The journalist asked, in essence, “How can I offer a source confidentiality if the government knows I know the source and has the power to intercept everything we talk about?”
Our military-industrial complex in its surreptitious mode has made it very hard to casually produce a criminal domestic conspiracy — or should have by now: who’s to tell?
If it has, that leads the bad guys back to using runners to pass slips of paper or memorized signal to their associates or, alternatively, produce code, and perhaps along the lines you have suggested with the Jihad. ”Sweet nectar” may not be so sweet these days if it has been attached to a mission involving Islamic Jihad.

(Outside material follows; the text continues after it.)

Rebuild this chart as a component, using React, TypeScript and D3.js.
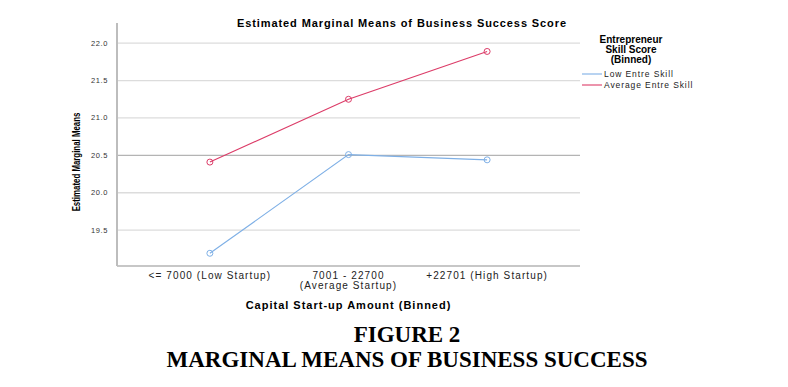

Unless you’re committing a crime, the only advice and course possible is to proceed as normal, as you CAN offer confidentiality unless knowingly (on your part) recording and passing information to a controller.
If you’re not doing that, why can’t YOU offer confidentiality?
What you cannot offer any longer is the guarantee of confidentiality — as in times of old and associated with all conflicts, “there are spies everywhere”.
Our own ability as independent writers to query the NSA gather-all-communications system — or test it for reflection of interest in ourselves — is probably nonexistent to primitive.
The circumstance may encourage us to give those who claim the FBI has been following them and such a second glance. Those we usually consign to the ranks of the American Paranoid Movements (of which there are many) and the plainly mentally ill, but with a lurking and invasive government, we might be inclined to taking a second look at some claims or tempted to test the system with breadcrumbs.
Not too many years ago, we had this same conversation and joked about slipping “C4″ and other triggers into correspondence, and I think we found that at least the Google robots were sensitive enough to return invitations to academic programs in national security.
It’s not just about Google’s impersonal robotic text scanning anymore, is it?
We have a known real enemy in the collection of Islamic Jihad groups and their backers in Islam, and those have cast a wide network across the earth to filter in like-minded thinkers and evildoers.
We have to ask whether developing SIGINT security system in their totality affords sufficient strength and wherewithal to hunt and distill adversary signal.
So far, not so good: Al Shabaab’s attack last week in Nairobi, Boko Haram’s latest in northern Nigeria, the swing of Syrian rebel FSA toward ISIL would seem to suggest our national foreign intelligence community failure or, alternatively, too parochial a collection of intelligence communities across the nations. Whatever the spooks – a most apt term, that one — may think they’re doing, they’re not getting in the way of the orchestration of these attacks or adverse shifts in political position.
A global threat wants for a globally integrated response.
I may post this response to you on my blog with attribution removed.
We are just at the start of “spychology” as security outsider enthusiasts.
On that first paragraph, two notes ago: ” . . . but of nodal personality attracts similar traffic in a similar way.” It should have read ” . . . but of a nodal personality attracting similar traffic in a similar way.” Basically, the “person of interest” may become noted by other people having a conversation with him.
You have seen the spiderweb graphics illustrating relationships between organizations or persons. With a security mission, a node enlarged by the traffic it receives from lesser nodes 🙂 might attract interest.
For state intelligence communities tracking Islamic terrorism, everyone knows a “hit” or an “action” may be yet compelled by a nod or a few words scribbled on the back of a grocery slip. Where mafia methods work, they work.
This is really a good time for fiction writers who can either promote the technology, as is done with CIS and the old 24 series, or it can go the other way with events taking place out of the control of authorities (remember Jeff Bridges in Arlington Road?).
The cuckoo and the two peacocks who have made their names synonymous with American military and domestic intelligence leaks and then the machinery revealed have probably already inspired their share of scribbling intended to entertain, some of which will become movies or television episodes if not series. The theme is “what you don’t know and can’t know conveniently,” and that terrain today includes what governments know about you and everyone with whom you associate via one form of telephony or another (two tin cans and a length of string excepted).
It is of course presumptuous, also narcissistic, and possibly paranoid to think government cares so much about Y-O-U.
Then too, it seems it has never been more possible that, indeed, government does care, and whichever government it may be, today it may have some powers it could not have dreamed of having, say, 25 years ago.